Und das tat es tatsächlich! Im nicht mehr ganz jungen Alter von 26 stand Springsteen, der vor Born to run nicht mehr als ein Hoffnungsträger war, im Zugzwang, den großen Wurf zu landen, der ihn vom lästigen Etikett des Talents befreien würde. In jener Nacht im November 1975 gelang dieser große Wurf – dieser eine Homerun, dieser eine Lucky-Punch, dieses eine Ass, dieser eine Drei-Punktewurf, eine Sekunde vor der Schlusssirene.
Keine Frage: Springsteen hat in den nächsten drei Jahrzehnten längere, routinierte und bessere Konzerte gegeben.

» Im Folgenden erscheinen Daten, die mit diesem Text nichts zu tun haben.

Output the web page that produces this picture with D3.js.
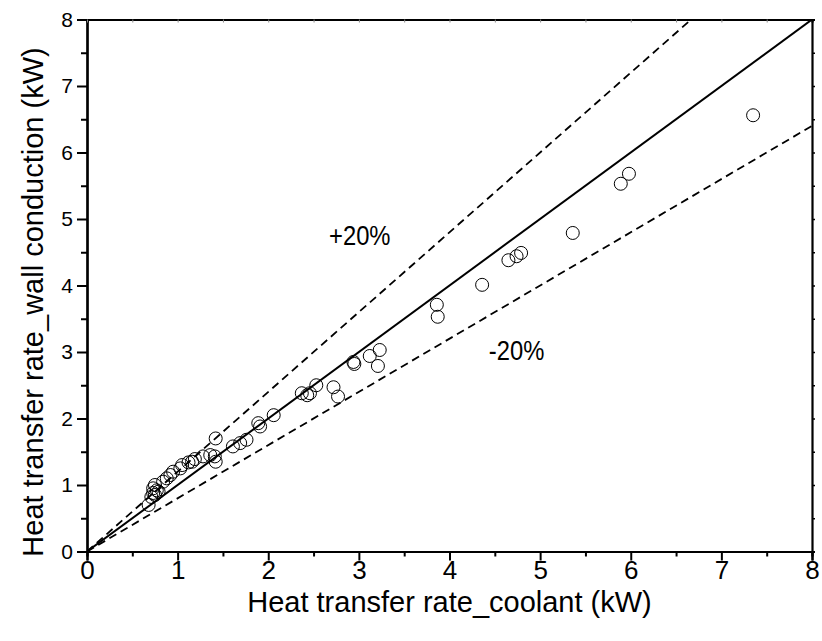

Doch darum geht es nicht. Hammersmith Odeon, London 1975 fängt den Zauber eines ganz besonderen Abends ein: Einen Abend, von dem man auch 30 Jahre später auf dem iPod mitten im Alltagsmief in der überfüllten U-Bahn um halb sieben an einem Montag spürt, dass etwas wirklich Bedeutendes passiert. Etwas, was den jungen Bruce zum späteren Boss machen sollte, etwas, was das eigene Leben berührt, weil es die Romantik jener Tage und Nächte noch einmal greifbar macht, an denen man für Dinge, die einem die Welt bedeuteten, ohne viel Aufhebens bereit war, sein letztes Hemd zu geben – und vielleicht gar noch mehr.